Liverpool's rout of Tottenham at White Hart Lane lifts them to second in the Premier League but highlighted Spurs' frailties
At full-time Luis Suárez spent a few minutes waving at Liverpool's support before walking across to André Villas-Boas, who had stayed back – graciously, even a little oddly – to shake the hand of the man who had just inflicted a horribly traumatic afternoon on his Tottenham team and quite possibly a decisive neck-wringing on Villas-Boas' own time at the club. It was that kind of afternoon.
Where Villas-Boas goes from here will be the subject of much fevered speculation. But the match itself belonged to Suárez, who was giddily, hilariously irresistible throughout.

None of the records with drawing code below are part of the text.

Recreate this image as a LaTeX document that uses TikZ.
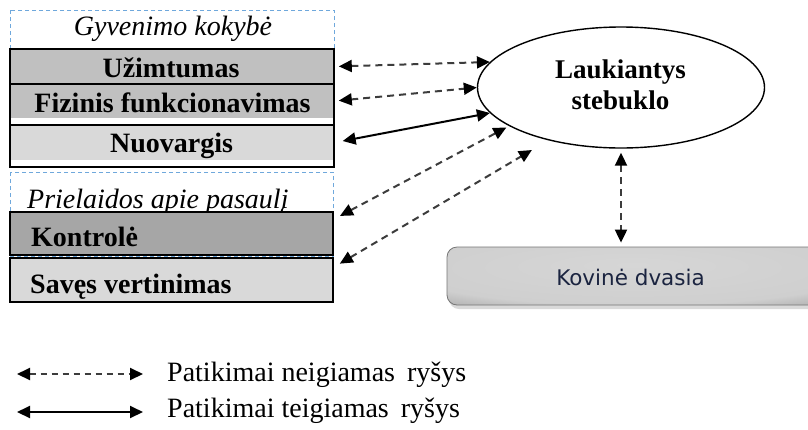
\documentclass[tikz,border=0pt]{standalone}
\usepackage{fontspec}
\setmainfont{Liberation Serif}
\newfontfamily\kovfont{DejaVu Sans}
\usetikzlibrary{arrows.meta,shapes.geometric}

\definecolor{rowgray}{HTML}{C0C0C0}
\definecolor{lightrow}{HTML}{D9D9D9}
\definecolor{darkrow}{HTML}{A6A6A6}
\definecolor{groupblue}{HTML}{6FA8DC}
\definecolor{inkgray}{HTML}{3C3C3C}
\definecolor{navyink}{HTML}{1B2440}
\definecolor{kovA}{HTML}{D6D6D6}
\definecolor{kovB}{HTML}{CFCFCF}
\definecolor{kovC}{HTML}{B0B0B0}
\definecolor{kovD}{HTML}{8E8E8E}
\definecolor{kovE}{HTML}{767676}

% metallic bar: light centre slightly above the middle, darker rim
% (a shaded path is filled by the central 100bp x 100bp square of the shading)
\pgfdeclareradialshading{kovshade}{\pgfpoint{0bp}{10bp}}{%
  color(0bp)=(kovA); color(31bp)=(kovB); color(40bp)=(kovC);
  color(46.5bp)=(kovD); color(50bp)=(kovE); color(80bp)=(kovE)}

\tikzset{
  rowbox/.style={rectangle, inner sep=0pt, line width=1.6pt},
  groupframe/.style={draw=groupblue, line width=0.9pt, dash pattern=on 4pt off 3pt},
  boldtext/.style={anchor=base, inner sep=0pt, font=\fontsize{28}{30}\selectfont\bfseries},
  italtext/.style={anchor=base, inner sep=0pt, font=\fontsize{28}{30}\selectfont\itshape},
  legtext/.style={anchor=base west, inner sep=0pt, font=\fontsize{28}{30}\selectfont},
  rel/.style={{Triangle[length=13pt,width=12pt,color=black]}-{Triangle[length=13pt,width=12pt,color=black]}, line width=2pt},
  posrel/.style={rel, draw=black},
  negrel/.style={rel, draw=inkgray, dash pattern=on 7pt off 5pt},
}

\begin{document}
\begin{tikzpicture}[x=1pt,y=-1pt]
\useasboundingbox (0,0) rectangle (808,429);
\fill[white] (0,0) rectangle (808,429);

% ---- group 1: Gyvenimo kokybe ----
\draw[groupframe] (10,10) rectangle (334,49);
\node[italtext] (gkT) at (173,35) {Gyvenimo kokybė};

\node[rowbox, fill=rowgray, draw=black, minimum width=324pt, minimum height=35pt] (uzi) at (172,66.5) {};
\node[rowbox, fill=rowgray, minimum width=324pt, minimum height=34pt] (fiz) at (172,101) {};
\draw[line width=1.6pt] (10,84) rectangle (334,125);
\node[rowbox, fill=lightrow, minimum width=324pt, minimum height=35pt] (nuo) at (172,142.5) {};
\draw[line width=1.6pt] (10,125) rectangle (334,167);

\node[boldtext] (uziT) at (171,77) {Užimtumas};
\node[boldtext] (fizT) at (172.5,112) {Fizinis funkcionavimas};
\node[boldtext] (nuoT) at (171.5,152) {Nuovargis};

% ---- group 2: Prielaidos apie pasauli ----
\draw[groupframe] (10,172) rectangle (333,256);
\node[italtext, anchor=base west] (ppT) at (27,208.3) {Prielaidos apie pasaulį};

\node[rowbox, fill=darkrow, draw=black, minimum width=323pt, minimum height=43pt] (kon) at (171.5,233.5) {};
\node[rowbox, fill=lightrow, draw=black, minimum width=323pt, minimum height=44pt] (sav) at (171.5,280) {};
\node[boldtext, anchor=base west] (konT) at (31,246.7) {Kontrolė};
\node[boldtext, anchor=base west] (savT) at (30,293) {Savęs vertinimas};

% ---- central ellipse ----
\node[draw, ellipse, line width=1.4pt, inner sep=0pt,
      minimum width=287pt, minimum height=121pt] (ell) at (621,87.5) {};
\node[align=center, inner sep=0pt, font=\fontsize{27}{31.5}\selectfont\bfseries]
      (ellT) at (620.5,85) {Laukiantys\\stebuklo};

% ---- Kovine dvasia (soft shadow, then shaded bar) ----
\begin{scope}
\clip (0,0) rectangle (808,429);
\fill[black!15, rounded corners=10pt] (449,251) rectangle (822,309);
\node[rectangle, rounded corners=10pt, minimum width=372pt, minimum height=58pt,
      draw=kovE, line width=0.8pt, shading=kovshade] (kov) at (633,276) {};
\end{scope}
\node[anchor=base, inner sep=0pt, text=navyink, font=\kovfont\fontsize{21.5}{24}\selectfont]
      (kovT) at (630.5,285) {Kovinė dvasia};

% ---- relations ----
\draw[negrel, shorten <=4pt] (uzi.east) -- (ell.169);
\draw[negrel, shorten <=4pt] (fiz.east) -- (ell.180);
\draw[posrel, shorten <=8pt] (nuo.east) -- (ell.191);
\draw[negrel, shorten <=7pt, shorten >=3pt] ([yshift=-8pt]kon.north east) -- (ell.199);
\draw[negrel, shorten <=7pt, shorten >=19pt] ([yshift=-10pt]sav.north east) -- (ell.216);
\draw[negrel, shorten <=4pt, shorten >=4pt] (ell.south) -- (ell.south |- kov.north);

% ---- legend ----
\coordinate (legN1) at (17,374);
\coordinate (legN2) at (143,374);
\coordinate (legP1) at (17,412);
\coordinate (legP2) at (143,412);
\draw[negrel, dash pattern=on 6pt off 5pt] (legN1) -- (legN2);
\draw[posrel] (legP1) -- (legP2);
\node[legtext] (legNT) at (167,381.5) {Patikimai neigiamas\hspace{5pt} ryšys};
\node[legtext] (legPT) at (167,417.5) {Patikimai teigiamas\hspace{5pt} ryšys};
\end{tikzpicture}
\end{document}
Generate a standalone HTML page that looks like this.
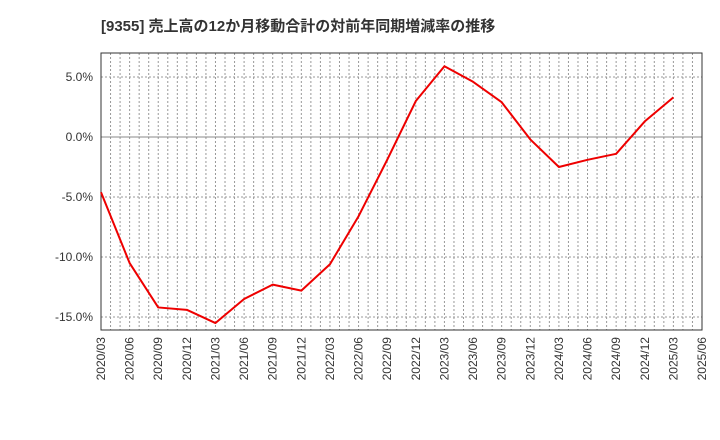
<!DOCTYPE html>
<html><head><meta charset="utf-8"><style>
body{margin:0;background:#fff;}
svg{display:block;font-family:"Liberation Sans","Noto Sans CJK JP",sans-serif;}
</style></head><body>
<svg id="c" width="720" height="440">
<text x="101" y="31" font-size="15" font-weight="bold" fill="#333">[9355]  売上高の12か月移動合計の対前年同期増減率の推移</text>
</svg>
<script>
const categories=["2020/03","2020/06","2020/09","2020/12","2021/03","2021/06","2021/09","2021/12","2022/03","2022/06","2022/09","2022/12","2023/03","2023/06","2023/09","2023/12","2024/03","2024/06","2024/09","2024/12","2025/03","2025/06"];
const values=[-4.6,-10.5,-14.2,-14.4,-15.5,-13.5,-12.3,-12.8,-10.6,-6.6,-1.9,3.0,5.9,4.6,2.9,-0.2,-2.5,-1.9,-1.4,1.3,3.3];
const yTicks=[5,0,-5,-10,-15];
const yTickLabels=["5.0%","0.0%","-5.0%","-10.0%","-15.0%"];
const NS="http://www.w3.org/2000/svg";
const svg=document.getElementById('c');
const L=101,R=702,T=53,B=330;
const yMin=-16.08,yMax=7.0;
const nQ=categories.length-1;
function xs(i){return L+(R-L)*i/nQ;}
function ys(v){return B-(v-yMin)/(yMax-yMin)*(B-T);}
function mk(t,a){const e=document.createElementNS(NS,t);for(const k in a)e.setAttribute(k,a[k]);svg.appendChild(e);return e;}
// monthly vertical grid
for(let m=1;m<nQ*3;m++){const x=L+(R-L)*m/(nQ*3);
const g=mk('line',{x1:x,x2:x,y1:T,y2:B,stroke:'#999','stroke-width':1,'stroke-dasharray':'2,2'});

}
yTicks.forEach((v,i)=>{const y=ys(v);
const g=mk('line',{x1:L,x2:R,y1:y,y2:y,stroke:v===0?'#888':'#999','stroke-width':1,'stroke-dasharray':v===0?'none':'2,2'});


const t=mk('text',{x:L-8,y:y+4,'font-size':12,'text-anchor':'end',fill:'#333'});t.textContent=yTickLabels[i];

});
categories.forEach((c,i)=>{const x=xs(i);
const t=mk('text',{x:0,y:0,'font-size':12,'text-anchor':'end',fill:'#333',transform:`translate(${x+4},${B+7}) rotate(-90)`});t.textContent=c;

});
const fr=mk('rect',{x:L,y:T,width:R-L,height:B-T,fill:'none',stroke:'#333','stroke-width':1});


const p=mk('polyline',{points:values.map((v,i)=>xs(i)+','+ys(v)).join(' '),fill:'none',stroke:'#e00','stroke-width':2,'stroke-linejoin':'round'});


</script>
</body></html>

If Tottenham were vague in attack – and Liverpool have now scored more Premier League goals from open play at White Hart Lane this season than Spurs themselves – in defence they looked like what they were: a team with a makeshift left-back and a central midfielder at centre-half. In the programme Etienne Capoue had let slip, graciously if unwisely, that Suárez would be the "most formidable" striker he had ever come up against. Oh dear.

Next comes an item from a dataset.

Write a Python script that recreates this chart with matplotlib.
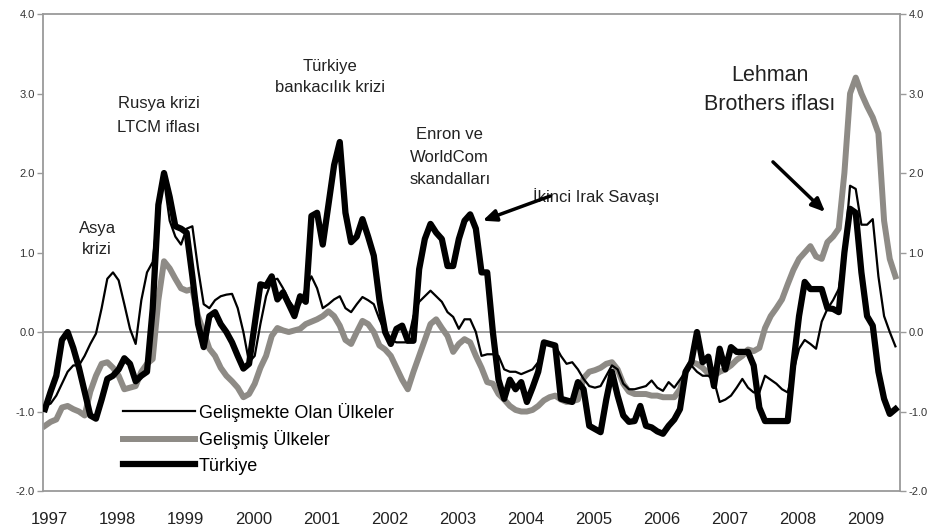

Villas-Boas may as well have hung an enormous glazed Iberian ham in the centre of Spurs defence, so ravenously did Suárez bear down on Capoue right from the kick-off.

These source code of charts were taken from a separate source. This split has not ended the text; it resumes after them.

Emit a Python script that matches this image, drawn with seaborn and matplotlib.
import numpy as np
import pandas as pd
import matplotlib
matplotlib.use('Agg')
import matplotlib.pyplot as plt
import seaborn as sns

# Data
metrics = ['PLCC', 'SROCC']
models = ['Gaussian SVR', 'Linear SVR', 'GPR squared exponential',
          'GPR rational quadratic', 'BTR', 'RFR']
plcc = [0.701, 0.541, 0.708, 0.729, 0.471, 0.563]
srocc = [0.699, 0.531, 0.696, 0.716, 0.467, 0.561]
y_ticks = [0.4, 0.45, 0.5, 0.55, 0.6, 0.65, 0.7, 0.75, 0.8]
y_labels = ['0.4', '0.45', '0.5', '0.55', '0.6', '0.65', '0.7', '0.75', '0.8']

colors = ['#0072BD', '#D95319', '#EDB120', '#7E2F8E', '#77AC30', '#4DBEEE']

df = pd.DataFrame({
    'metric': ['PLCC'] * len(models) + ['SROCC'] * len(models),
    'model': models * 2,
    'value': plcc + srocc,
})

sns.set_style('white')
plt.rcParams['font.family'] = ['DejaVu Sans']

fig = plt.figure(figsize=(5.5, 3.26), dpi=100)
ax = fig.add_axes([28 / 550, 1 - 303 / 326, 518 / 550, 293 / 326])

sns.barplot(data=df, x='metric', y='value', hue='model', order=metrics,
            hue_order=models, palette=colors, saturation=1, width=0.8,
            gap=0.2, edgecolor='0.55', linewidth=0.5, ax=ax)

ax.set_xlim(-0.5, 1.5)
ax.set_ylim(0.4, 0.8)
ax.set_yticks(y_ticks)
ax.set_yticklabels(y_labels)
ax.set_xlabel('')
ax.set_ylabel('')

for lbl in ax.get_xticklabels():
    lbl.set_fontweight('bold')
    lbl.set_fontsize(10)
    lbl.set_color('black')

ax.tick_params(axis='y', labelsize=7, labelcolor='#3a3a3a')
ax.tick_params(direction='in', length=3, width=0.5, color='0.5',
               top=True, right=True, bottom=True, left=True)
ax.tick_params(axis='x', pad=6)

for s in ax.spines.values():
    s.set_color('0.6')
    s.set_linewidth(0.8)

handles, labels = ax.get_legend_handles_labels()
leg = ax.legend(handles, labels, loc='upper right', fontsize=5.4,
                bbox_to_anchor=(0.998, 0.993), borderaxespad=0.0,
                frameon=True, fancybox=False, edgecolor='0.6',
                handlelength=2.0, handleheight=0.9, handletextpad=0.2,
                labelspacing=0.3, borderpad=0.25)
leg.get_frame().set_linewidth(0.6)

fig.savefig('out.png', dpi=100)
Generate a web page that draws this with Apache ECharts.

It had been tempting to cast this as a meeting of two strikers, with Roberto Soldado buoyed by a fine hat-trick in the Europa League on Thursday. There was an extra-loud cheer for Soldado from the home fans before the start, with Spurs record signing cast again as a dutifully waddling lone striker. When Spurs have to fight for possession it is not a position that flatters Soldado, who shuttles after the ball with an air of bovine compliance but whose best qualities are lost when the game is stretched.
Suárez, of course, is quite the opposite, Liverpool's own lord of chaos and a player who feeds gleefully on moments of broken play, as he did in scoring the opening goal after 18 minutes. Dawson slipped and Suárez reacted quickest to take Jordan Henderson's pass, switch his feet brilliantly and finish with a delicious sense of ease. It was one of those moments – there were plenty here – where he seems to have his own personalised little envelope of 33rpm time where everyone else is on 45, able to take three steps to Capoue's one as he shaped to shoot, absolutely certain in his mind what was going to happen next.
The comparison with Soldado is unfair, of course: not only are they different players – Soldado's lone rifleman versus Suárez's relentless machine pistol – but Soldado is finding his feet just as Suárez took time to reach his own current state of Peak Rapacity, scoring twice in his first nine games for Liverpool.
Still there is a stylistic contrast that points to both men's strengths. If Suárez is the ultimate improviser, a man who goes looking for the game with the intention of ripping it to shreds and refashioning it in his own image, then Soldado is the opposite, a close-quarter craftsman of unbendingly specific requirements. Three times in the first half the Spaniard found space in the penalty area only for his team-mates – too slow, too laboured – to prove incapable of finding him.
After which Suárez took over. Jordan Henderson scored the second after 40 minutes, set up by Suárez and the brilliantly composed Philippe Coutinho. This is another aspect of Suárez's net effect: he clearly has had a hugely invigorating effect on Henderson, who played superbly again. With the receding prospect of a Spurs revival stilled by Paulinho's sending-off with 25 minutes left, and defeat sealed by Suárez's second goal to make it 4-0 – a glorious a dink on the run with the outside of his right foot –no doubt Villas-Boas will have felt as powerless as he looked on.
There is a slight misconception over Tottenham's extravagant spending in the summer. In fact they finished pretty much even for the window, with Villas-Boas required instead to respond to the departure of £100m of high-end talent. Similarly if Spurs are still noticeably post-Bale, new attacking patterns yet to establish themselves, Liverpool were able to operate in the full flush of a team built around its one outstanding attacker. Afterwards Villas-Boas talked about how the sending-off had changed the game: a standard managerial response but in truth this match belonged to Suárez from start to finish, a reminder to Spurs of what they once had, and for Liverpool another sighting of a gloriously more-ish world-class talent playing at the peak of his powers.